(Code that draws figures)
************
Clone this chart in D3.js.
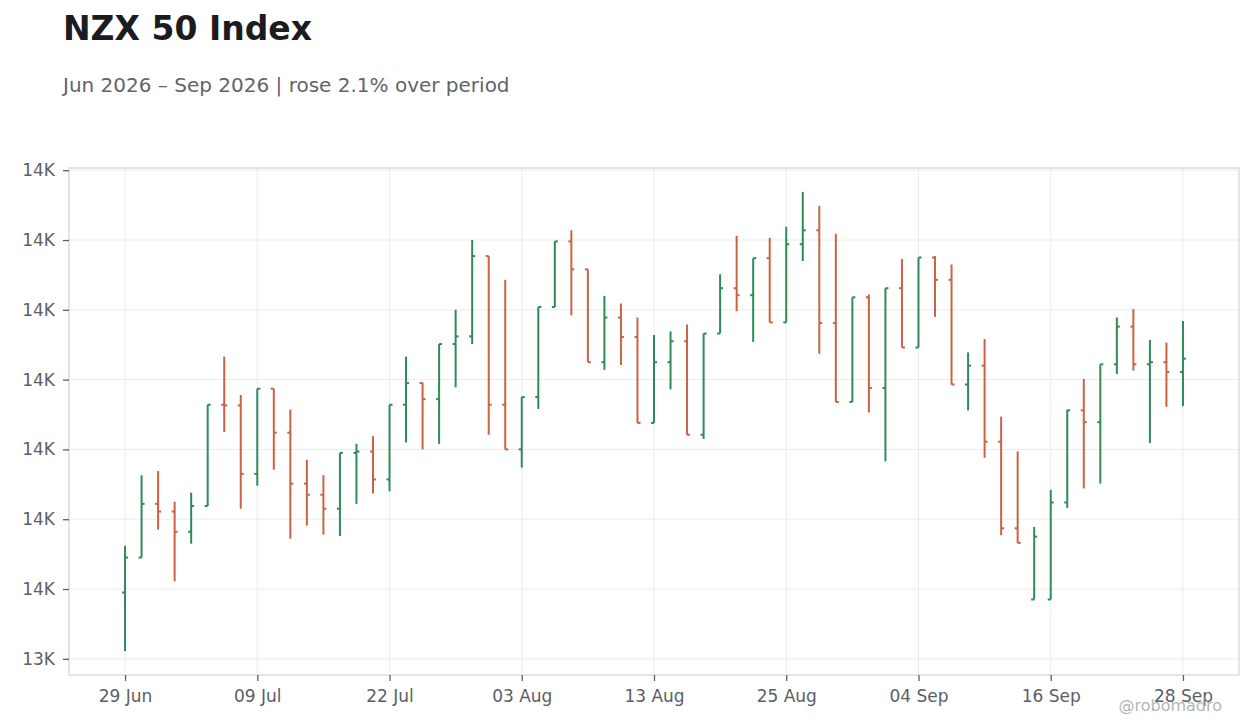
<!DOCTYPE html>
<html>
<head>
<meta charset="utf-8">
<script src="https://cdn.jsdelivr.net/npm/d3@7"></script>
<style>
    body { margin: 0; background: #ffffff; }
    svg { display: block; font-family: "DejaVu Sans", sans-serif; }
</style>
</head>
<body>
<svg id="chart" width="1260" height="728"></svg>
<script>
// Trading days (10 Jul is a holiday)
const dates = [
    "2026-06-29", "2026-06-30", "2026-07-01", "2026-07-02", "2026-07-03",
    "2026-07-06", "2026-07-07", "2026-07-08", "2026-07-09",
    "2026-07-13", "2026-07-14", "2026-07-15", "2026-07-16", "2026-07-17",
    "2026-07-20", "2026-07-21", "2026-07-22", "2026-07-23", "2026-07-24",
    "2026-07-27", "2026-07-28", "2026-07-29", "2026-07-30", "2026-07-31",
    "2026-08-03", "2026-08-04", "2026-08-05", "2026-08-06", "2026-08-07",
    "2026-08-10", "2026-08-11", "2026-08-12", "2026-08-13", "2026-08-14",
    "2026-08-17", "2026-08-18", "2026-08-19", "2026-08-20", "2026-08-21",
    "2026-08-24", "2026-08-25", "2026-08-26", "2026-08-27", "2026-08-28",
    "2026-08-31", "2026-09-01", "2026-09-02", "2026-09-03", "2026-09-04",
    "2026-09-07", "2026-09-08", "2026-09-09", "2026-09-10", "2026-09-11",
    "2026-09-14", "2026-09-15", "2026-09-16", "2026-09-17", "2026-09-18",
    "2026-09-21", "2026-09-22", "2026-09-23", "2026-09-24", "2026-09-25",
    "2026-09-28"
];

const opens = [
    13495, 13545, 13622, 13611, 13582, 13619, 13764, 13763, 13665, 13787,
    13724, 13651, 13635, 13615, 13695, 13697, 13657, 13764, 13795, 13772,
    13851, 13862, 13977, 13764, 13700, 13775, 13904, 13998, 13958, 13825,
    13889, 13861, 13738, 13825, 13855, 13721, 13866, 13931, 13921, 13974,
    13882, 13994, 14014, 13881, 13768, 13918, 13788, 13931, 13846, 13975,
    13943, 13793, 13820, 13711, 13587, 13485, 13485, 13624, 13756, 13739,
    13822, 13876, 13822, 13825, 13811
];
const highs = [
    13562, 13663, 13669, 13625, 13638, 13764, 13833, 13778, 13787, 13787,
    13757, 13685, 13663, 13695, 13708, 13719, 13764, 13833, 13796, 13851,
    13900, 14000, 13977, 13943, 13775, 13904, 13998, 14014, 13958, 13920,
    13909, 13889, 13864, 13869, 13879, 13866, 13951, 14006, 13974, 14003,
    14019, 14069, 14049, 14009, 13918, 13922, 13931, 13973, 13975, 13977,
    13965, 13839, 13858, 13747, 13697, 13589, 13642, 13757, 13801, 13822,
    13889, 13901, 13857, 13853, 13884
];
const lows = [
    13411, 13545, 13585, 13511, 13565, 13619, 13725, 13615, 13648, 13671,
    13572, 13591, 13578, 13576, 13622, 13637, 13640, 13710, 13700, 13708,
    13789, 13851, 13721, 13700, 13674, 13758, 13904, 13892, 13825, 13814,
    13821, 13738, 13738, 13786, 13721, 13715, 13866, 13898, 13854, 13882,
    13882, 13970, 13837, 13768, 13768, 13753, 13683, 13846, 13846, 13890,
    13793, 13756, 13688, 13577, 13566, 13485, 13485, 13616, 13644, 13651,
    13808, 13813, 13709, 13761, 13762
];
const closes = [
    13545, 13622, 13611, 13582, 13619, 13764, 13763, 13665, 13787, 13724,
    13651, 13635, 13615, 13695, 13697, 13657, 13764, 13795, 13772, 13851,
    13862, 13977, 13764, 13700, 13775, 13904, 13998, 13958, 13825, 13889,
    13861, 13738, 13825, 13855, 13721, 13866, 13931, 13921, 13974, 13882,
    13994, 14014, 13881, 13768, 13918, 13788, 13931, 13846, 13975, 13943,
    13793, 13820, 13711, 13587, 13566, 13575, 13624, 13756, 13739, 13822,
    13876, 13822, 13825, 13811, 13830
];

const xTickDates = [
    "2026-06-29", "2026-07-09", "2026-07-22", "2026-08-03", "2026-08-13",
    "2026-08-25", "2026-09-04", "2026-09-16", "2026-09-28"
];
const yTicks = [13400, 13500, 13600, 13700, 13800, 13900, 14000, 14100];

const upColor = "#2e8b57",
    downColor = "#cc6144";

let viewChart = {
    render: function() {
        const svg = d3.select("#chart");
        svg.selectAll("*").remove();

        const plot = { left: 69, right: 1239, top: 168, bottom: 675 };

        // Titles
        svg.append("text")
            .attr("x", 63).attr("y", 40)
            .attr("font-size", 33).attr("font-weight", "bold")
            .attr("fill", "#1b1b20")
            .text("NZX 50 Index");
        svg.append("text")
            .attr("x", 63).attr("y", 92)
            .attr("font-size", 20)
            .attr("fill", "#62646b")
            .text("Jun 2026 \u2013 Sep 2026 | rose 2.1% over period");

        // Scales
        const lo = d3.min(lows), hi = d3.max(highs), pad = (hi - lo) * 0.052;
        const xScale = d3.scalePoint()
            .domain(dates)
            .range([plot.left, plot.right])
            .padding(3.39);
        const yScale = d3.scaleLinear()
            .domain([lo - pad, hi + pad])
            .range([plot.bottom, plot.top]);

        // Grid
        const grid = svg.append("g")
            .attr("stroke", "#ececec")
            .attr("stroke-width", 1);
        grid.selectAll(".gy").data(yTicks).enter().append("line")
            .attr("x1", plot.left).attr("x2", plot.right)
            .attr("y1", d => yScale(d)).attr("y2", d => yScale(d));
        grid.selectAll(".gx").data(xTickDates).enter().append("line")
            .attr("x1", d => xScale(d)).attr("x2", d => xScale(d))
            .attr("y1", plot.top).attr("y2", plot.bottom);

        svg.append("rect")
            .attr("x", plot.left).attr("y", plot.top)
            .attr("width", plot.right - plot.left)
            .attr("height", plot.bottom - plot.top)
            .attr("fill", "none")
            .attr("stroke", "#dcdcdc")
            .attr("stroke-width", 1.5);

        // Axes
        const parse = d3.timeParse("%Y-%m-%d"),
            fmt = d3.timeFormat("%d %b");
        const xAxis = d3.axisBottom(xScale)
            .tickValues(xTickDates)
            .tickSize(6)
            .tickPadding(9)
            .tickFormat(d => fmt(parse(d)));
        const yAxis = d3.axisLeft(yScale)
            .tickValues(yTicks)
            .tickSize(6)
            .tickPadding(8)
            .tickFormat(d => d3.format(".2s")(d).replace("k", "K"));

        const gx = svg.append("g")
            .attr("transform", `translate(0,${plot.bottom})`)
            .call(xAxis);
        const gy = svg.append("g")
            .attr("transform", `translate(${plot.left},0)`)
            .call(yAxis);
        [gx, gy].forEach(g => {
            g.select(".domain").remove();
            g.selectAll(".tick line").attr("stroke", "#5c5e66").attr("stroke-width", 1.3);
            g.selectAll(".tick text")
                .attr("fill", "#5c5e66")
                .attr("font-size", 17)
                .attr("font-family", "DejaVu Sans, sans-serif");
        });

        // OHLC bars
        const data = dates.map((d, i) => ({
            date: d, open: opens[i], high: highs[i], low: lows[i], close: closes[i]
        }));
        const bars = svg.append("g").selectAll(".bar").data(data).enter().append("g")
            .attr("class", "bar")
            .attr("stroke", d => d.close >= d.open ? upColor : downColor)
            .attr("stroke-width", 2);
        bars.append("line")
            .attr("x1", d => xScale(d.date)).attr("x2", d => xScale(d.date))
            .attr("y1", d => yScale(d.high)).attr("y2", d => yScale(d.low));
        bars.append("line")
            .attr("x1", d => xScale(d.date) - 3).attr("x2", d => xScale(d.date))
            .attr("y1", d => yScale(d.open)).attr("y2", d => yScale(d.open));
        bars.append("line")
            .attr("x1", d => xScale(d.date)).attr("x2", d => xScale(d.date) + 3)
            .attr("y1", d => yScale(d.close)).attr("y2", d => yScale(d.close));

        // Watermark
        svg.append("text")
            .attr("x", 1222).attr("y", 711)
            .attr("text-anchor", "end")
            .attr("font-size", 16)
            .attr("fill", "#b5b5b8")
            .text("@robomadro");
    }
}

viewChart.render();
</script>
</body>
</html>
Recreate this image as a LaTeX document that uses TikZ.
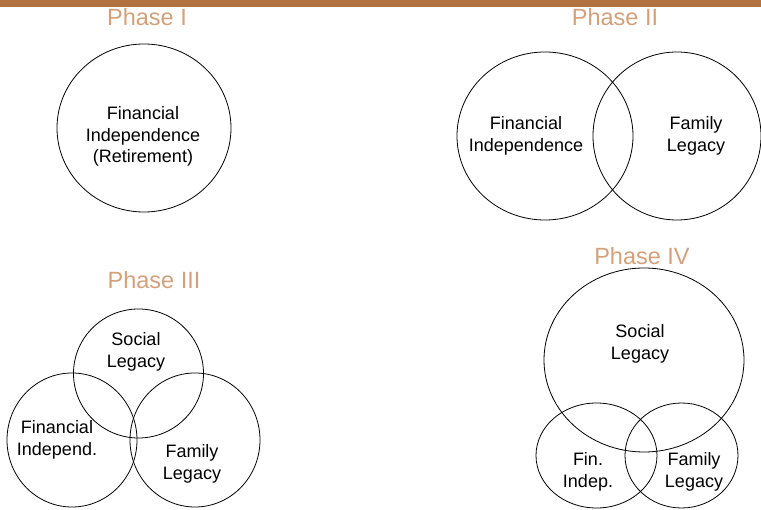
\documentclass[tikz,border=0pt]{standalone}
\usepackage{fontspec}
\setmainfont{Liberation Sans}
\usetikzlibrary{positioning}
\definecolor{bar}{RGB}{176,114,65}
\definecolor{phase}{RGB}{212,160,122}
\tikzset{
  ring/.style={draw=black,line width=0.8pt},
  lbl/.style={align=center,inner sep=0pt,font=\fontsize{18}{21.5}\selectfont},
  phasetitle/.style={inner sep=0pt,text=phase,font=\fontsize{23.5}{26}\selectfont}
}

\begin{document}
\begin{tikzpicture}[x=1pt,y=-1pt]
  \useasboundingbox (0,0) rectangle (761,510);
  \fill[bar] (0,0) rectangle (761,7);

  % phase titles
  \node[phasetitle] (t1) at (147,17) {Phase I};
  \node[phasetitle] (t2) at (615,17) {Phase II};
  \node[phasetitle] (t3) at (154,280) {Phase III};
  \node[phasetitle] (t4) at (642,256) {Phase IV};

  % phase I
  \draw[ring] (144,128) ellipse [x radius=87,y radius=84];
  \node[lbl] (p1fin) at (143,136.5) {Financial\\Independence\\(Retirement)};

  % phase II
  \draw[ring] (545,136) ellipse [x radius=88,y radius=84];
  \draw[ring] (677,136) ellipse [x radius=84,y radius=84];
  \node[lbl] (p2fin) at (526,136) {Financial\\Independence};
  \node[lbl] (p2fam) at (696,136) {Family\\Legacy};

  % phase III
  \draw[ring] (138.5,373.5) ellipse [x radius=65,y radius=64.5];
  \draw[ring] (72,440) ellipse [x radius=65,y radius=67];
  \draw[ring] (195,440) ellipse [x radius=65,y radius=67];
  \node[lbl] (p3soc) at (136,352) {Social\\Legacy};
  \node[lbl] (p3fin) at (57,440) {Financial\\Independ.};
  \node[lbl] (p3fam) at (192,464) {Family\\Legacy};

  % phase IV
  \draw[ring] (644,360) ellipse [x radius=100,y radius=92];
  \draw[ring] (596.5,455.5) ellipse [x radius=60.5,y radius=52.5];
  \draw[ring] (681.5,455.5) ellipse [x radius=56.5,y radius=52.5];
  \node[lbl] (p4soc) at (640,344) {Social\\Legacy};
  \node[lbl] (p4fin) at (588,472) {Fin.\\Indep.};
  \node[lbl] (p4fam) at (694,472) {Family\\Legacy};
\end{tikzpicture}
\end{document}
************
Skip every picture. Repeat the lines from the one with "Recreate this image" through the one with "(p1fin) at (143,136.5)", both ends included.

(Correct result)
Recreate this image as a LaTeX document that uses TikZ.
\documentclass[tikz,border=0pt]{standalone}
\usepackage{fontspec}
\setmainfont{Liberation Sans}
\usetikzlibrary{positioning}
\definecolor{bar}{RGB}{176,114,65}
\definecolor{phase}{RGB}{212,160,122}
\tikzset{
  ring/.style={draw=black,line width=0.8pt},
  lbl/.style={align=center,inner sep=0pt,font=\fontsize{18}{21.5}\selectfont},
  phasetitle/.style={inner sep=0pt,text=phase,font=\fontsize{23.5}{26}\selectfont}
}

\begin{document}
\begin{tikzpicture}[x=1pt,y=-1pt]
  \useasboundingbox (0,0) rectangle (761,510);
  \fill[bar] (0,0) rectangle (761,7);

  % phase titles
  \node[phasetitle] (t1) at (147,17) {Phase I};
  \node[phasetitle] (t2) at (615,17) {Phase II};
  \node[phasetitle] (t3) at (154,280) {Phase III};
  \node[phasetitle] (t4) at (642,256) {Phase IV};

  % phase I
  \draw[ring] (144,128) ellipse [x radius=87,y radius=84];
  \node[lbl] (p1fin) at (143,136.5) {Financial\\Independence\\(Retirement)};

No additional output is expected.